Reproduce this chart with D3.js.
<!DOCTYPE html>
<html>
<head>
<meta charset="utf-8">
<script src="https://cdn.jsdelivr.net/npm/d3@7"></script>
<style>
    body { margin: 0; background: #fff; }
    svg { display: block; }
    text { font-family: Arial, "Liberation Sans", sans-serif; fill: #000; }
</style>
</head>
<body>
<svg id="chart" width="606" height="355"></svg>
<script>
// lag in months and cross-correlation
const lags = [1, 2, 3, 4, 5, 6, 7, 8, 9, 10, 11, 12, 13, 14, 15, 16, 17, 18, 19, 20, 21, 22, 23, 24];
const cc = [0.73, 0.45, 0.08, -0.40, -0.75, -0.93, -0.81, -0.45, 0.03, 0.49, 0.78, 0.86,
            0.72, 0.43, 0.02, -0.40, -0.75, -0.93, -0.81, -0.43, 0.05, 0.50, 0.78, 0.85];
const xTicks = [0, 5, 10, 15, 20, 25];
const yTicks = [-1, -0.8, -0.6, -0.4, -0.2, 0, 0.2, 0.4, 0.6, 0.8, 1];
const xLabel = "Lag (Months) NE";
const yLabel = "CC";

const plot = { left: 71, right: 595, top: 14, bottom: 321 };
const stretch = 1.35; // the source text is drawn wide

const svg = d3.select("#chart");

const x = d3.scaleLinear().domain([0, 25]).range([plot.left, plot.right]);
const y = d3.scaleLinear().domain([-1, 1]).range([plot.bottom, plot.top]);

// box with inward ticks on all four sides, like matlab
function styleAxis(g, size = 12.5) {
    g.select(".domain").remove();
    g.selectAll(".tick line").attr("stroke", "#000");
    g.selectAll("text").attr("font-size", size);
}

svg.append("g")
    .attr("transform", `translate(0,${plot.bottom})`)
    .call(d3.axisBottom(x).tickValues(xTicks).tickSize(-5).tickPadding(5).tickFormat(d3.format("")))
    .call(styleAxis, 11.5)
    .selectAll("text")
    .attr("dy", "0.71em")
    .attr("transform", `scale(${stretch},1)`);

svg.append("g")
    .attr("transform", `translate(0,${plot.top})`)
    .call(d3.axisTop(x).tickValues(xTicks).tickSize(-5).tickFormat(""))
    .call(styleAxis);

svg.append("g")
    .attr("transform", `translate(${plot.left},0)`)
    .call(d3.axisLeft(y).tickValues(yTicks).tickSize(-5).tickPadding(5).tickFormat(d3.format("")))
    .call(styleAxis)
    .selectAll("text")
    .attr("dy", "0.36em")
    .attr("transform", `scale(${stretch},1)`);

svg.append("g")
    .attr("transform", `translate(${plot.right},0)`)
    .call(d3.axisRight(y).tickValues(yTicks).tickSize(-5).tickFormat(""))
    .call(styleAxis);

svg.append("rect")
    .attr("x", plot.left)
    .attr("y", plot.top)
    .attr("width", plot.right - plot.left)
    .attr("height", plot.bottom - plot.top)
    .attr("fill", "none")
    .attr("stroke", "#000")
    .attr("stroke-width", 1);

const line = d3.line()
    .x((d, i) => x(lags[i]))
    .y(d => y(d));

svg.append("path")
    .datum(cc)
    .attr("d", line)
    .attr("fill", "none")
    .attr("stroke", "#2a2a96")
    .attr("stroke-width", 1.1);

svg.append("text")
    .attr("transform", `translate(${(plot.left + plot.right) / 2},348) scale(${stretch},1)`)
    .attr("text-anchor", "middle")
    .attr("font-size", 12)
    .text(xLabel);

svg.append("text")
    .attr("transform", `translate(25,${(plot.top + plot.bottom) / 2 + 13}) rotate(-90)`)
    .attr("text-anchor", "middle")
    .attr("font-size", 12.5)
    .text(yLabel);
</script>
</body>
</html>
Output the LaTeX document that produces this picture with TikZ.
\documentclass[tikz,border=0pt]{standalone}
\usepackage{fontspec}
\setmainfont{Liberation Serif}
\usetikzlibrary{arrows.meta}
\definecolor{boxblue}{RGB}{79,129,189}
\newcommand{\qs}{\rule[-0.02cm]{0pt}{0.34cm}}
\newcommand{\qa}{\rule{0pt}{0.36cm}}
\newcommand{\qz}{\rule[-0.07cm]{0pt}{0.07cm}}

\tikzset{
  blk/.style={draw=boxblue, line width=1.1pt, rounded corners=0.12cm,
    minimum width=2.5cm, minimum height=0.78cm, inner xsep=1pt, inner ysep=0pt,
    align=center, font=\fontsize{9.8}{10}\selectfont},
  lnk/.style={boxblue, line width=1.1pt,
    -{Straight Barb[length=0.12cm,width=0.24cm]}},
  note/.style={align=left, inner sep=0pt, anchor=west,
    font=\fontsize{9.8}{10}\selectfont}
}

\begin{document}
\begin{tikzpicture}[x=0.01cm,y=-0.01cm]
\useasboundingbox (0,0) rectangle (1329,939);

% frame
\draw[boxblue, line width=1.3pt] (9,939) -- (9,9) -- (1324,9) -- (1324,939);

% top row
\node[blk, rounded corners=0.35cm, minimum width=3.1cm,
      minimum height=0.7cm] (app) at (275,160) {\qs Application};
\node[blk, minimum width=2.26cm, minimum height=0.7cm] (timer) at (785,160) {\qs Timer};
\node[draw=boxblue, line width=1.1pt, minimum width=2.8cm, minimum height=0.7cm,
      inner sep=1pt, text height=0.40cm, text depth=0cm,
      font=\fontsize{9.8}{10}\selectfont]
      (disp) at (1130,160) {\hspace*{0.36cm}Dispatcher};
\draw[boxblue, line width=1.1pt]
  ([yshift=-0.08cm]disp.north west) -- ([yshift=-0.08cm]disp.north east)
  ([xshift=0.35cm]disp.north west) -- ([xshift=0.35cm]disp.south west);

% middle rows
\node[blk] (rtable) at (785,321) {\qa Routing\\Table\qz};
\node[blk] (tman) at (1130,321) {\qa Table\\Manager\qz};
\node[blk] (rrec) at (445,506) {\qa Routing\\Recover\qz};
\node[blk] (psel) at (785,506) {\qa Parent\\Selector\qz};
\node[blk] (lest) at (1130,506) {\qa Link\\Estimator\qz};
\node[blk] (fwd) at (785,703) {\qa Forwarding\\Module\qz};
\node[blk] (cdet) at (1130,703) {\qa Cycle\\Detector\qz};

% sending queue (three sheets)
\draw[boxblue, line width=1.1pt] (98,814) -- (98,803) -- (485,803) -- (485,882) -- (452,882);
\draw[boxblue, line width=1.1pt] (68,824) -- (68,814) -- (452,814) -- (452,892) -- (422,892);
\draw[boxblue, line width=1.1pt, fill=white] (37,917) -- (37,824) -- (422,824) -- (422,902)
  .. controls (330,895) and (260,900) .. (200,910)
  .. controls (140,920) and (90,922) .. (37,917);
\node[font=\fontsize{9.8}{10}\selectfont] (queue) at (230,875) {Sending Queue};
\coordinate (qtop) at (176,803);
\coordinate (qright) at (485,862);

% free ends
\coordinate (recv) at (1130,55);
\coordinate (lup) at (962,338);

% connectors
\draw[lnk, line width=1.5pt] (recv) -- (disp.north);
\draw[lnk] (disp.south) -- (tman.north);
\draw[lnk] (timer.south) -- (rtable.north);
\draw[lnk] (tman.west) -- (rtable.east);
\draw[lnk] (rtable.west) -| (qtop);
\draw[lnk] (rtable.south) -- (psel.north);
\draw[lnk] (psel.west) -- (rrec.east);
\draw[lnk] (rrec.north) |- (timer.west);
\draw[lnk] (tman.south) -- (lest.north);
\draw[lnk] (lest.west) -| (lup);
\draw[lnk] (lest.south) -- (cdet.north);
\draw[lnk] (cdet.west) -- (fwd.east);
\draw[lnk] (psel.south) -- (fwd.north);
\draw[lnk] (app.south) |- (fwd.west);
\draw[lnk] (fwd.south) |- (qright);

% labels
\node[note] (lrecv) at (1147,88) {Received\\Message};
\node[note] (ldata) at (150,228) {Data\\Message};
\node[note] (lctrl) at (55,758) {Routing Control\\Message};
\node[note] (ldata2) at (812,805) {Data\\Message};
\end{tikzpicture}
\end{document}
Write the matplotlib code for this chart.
━━━━━━━━
Problem
Reproduce the lines exactly, taking as the first line the one with "Output the LaTeX" and as the last line the one with "([xshift=0.35cm]disp.north west) -- ([xshift=0.35cm]disp.south", and include nothing else.

Response
Output the LaTeX document that produces this picture with TikZ.
\documentclass[tikz,border=0pt]{standalone}
\usepackage{fontspec}
\setmainfont{Liberation Serif}
\usetikzlibrary{arrows.meta}
\definecolor{boxblue}{RGB}{79,129,189}
\newcommand{\qs}{\rule[-0.02cm]{0pt}{0.34cm}}
\newcommand{\qa}{\rule{0pt}{0.36cm}}
\newcommand{\qz}{\rule[-0.07cm]{0pt}{0.07cm}}

\tikzset{
  blk/.style={draw=boxblue, line width=1.1pt, rounded corners=0.12cm,
    minimum width=2.5cm, minimum height=0.78cm, inner xsep=1pt, inner ysep=0pt,
    align=center, font=\fontsize{9.8}{10}\selectfont},
  lnk/.style={boxblue, line width=1.1pt,
    -{Straight Barb[length=0.12cm,width=0.24cm]}},
  note/.style={align=left, inner sep=0pt, anchor=west,
    font=\fontsize{9.8}{10}\selectfont}
}

\begin{document}
\begin{tikzpicture}[x=0.01cm,y=-0.01cm]
\useasboundingbox (0,0) rectangle (1329,939);

% frame
\draw[boxblue, line width=1.3pt] (9,939) -- (9,9) -- (1324,9) -- (1324,939);

% top row
\node[blk, rounded corners=0.35cm, minimum width=3.1cm,
      minimum height=0.7cm] (app) at (275,160) {\qs Application};
\node[blk, minimum width=2.26cm, minimum height=0.7cm] (timer) at (785,160) {\qs Timer};
\node[draw=boxblue, line width=1.1pt, minimum width=2.8cm, minimum height=0.7cm,
      inner sep=1pt, text height=0.40cm, text depth=0cm,
      font=\fontsize{9.8}{10}\selectfont]
      (disp) at (1130,160) {\hspace*{0.36cm}Dispatcher};
\draw[boxblue, line width=1.1pt]
  ([yshift=-0.08cm]disp.north west) -- ([yshift=-0.08cm]disp.north east)
  ([xshift=0.35cm]disp.north west) -- ([xshift=0.35cm]disp.south west);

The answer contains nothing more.